The audience  included practitioners from both emerging disclosure systems and more established ones. It is hoped that all practitioners will take the lessons shared by  their peers at this event to help address particular implementation challenges and to develop strategies for improving the effectiveness of their systems. 
A selection of the most salient issues that emerged during the discussions with the participants includes:

  1. The “Ghost ownership” of assets (identifying the beneficial owner of assets) represents a major challenge for disclosure regimes;
  2. Widespread cash and face-to-face transactions were noted as complicating factors in the process of verifying the content of disclosures;
  3. Accessing information on overseas bank accounts and credit cards is a stumbling block to effective verification and enforcement;
  4. Assuring the enforcement of sanctions for violations of disclosure regimes was raised as an impediment to the effectiveness and credibility of disclosure systems;
  5. Bank secrecy and tax secrecy laws can make verification of disclosures particularly challenging;
  6. More sustained work on better communication, cooperation and information exchange with other agencies is necessary;
  7. Improved data management for managing and monitoring compliance, and for verification purposes is a priority area for many disclosure agencies.

While there are many challenges to overcome in the functioning of disclosure systems, the experiences shared by participants emphasized that disclosure agencies can be adept at finding solutions to increase effectiveness. For example, data management solutions have been developed in spite of limited resources by using in-house expertise and focusing on the most-cost effective choices which would have the highest impact. It was also noted that disclosure systems that are overburdened with numerous declarations to manage could benefit from allocating resources to focus on a limited number of declarations using a risk-based approach. One approach to dealing with bank and tax secrecy, which has been adopted in a number of jurisdictions is to request filers to grant permission for disclosure agencies to access information from financial institutions or the tax administration.

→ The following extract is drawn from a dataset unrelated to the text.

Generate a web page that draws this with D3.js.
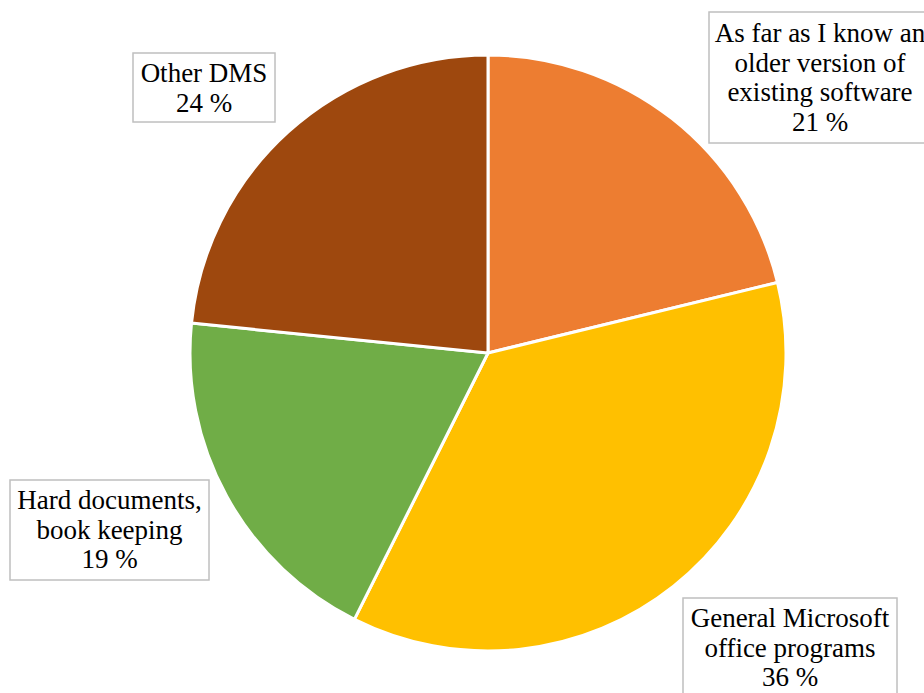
<!DOCTYPE html>
<html>
<head>
    <style>
        body { margin: 0; background: #fff; }
        .lbl { font-family: "Liberation Serif", "Times New Roman", serif; font-size: 27px; fill: #000; }
    </style>
</head>
<body>
    <div id="chart"></div>
    <script src="https://cdnjs.cloudflare.com/ajax/libs/d3/7.8.5/d3.min.js"></script>
    <script>
        // data
        const categories = [
            ["As far as I know an", "older version of", "existing software"],
            ["General Microsoft", "office programs"],
            ["Hard documents,", "book keeping"],
            ["Other DMS"]
        ];
        const values = [21.2, 36.2, 19.2, 23.4];
        const percentLabels = ["21 %", "36 %", "19 %", "24 %"];
        const colors = ["#ED7D31", "#FFC000", "#70AD47", "#9E480E"];

        // label box layout (x, y, w, h, first baseline)
        const boxes = [
            { x: 709, y: 12, w: 222, h: 131, base: 42 },
            { x: 683, y: 598, w: 214, h: 110, base: 627 },
            { x: 10, y: 480, w: 199, h: 100, base: 509 },
            { x: 133, y: 53, w: 142, h: 69, base: 82 }
        ];
        const lineH = 29.5;

        const width = 924, height = 693;
        const cx = 488, cy = 353, radius = 298;

        const svg = d3.select("#chart").append("svg")
            .attr("width", width)
            .attr("height", height);

        const pie = d3.pie().sort(null).value(d => d);
        const arc = d3.arc().innerRadius(0).outerRadius(radius);

        svg.append("g")
            .attr("transform", `translate(${cx},${cy})`)
            .selectAll("path")
            .data(pie(values))
            .join("path")
            .attr("d", arc)
            .attr("fill", (d, i) => colors[i])
            .attr("stroke", "#fff")
            .attr("stroke-width", 3)
            .attr("stroke-linejoin", "round");

        // labels
        const lg = svg.selectAll(".lab")
            .data(boxes)
            .join("g")
            .attr("class", "lab");

        lg.append("rect")
            .attr("x", d => d.x)
            .attr("y", d => d.y)
            .attr("width", d => d.w)
            .attr("height", d => d.h)
            .attr("fill", "#fff")
            .attr("stroke", "#BFBFBF")
            .attr("stroke-width", 1.5);

        lg.each(function (b, i) {
            const lines = categories[i].concat([percentLabels[i]]);
            d3.select(this).append("text")
                .attr("class", "lbl")
                .attr("text-anchor", "middle")
                .selectAll("tspan")
                .data(lines)
                .join("tspan")
                .attr("x", b.x + b.w / 2)
                .attr("y", (d, j) => b.base + j * lineH)
                .text(d => d);
        });
    </script>
</body>
</html>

International conferences and workshops are increasingly addressing the challenges faced by stakeholders engaged in the prevention of corruption and the enforcement of anti-corruption laws and conventions. Few such events have looked in-depth at the policy and operational challenges of financial disclosure systems. This event was therefore an important contribution to the global dialogue on this subject. The event sought to establish foundations for continued technical dialogue between practitioners and experts beyond the conference, and to encourage practitioners to use the contacts established during the regional conference to seek consultation and support for their on-going work.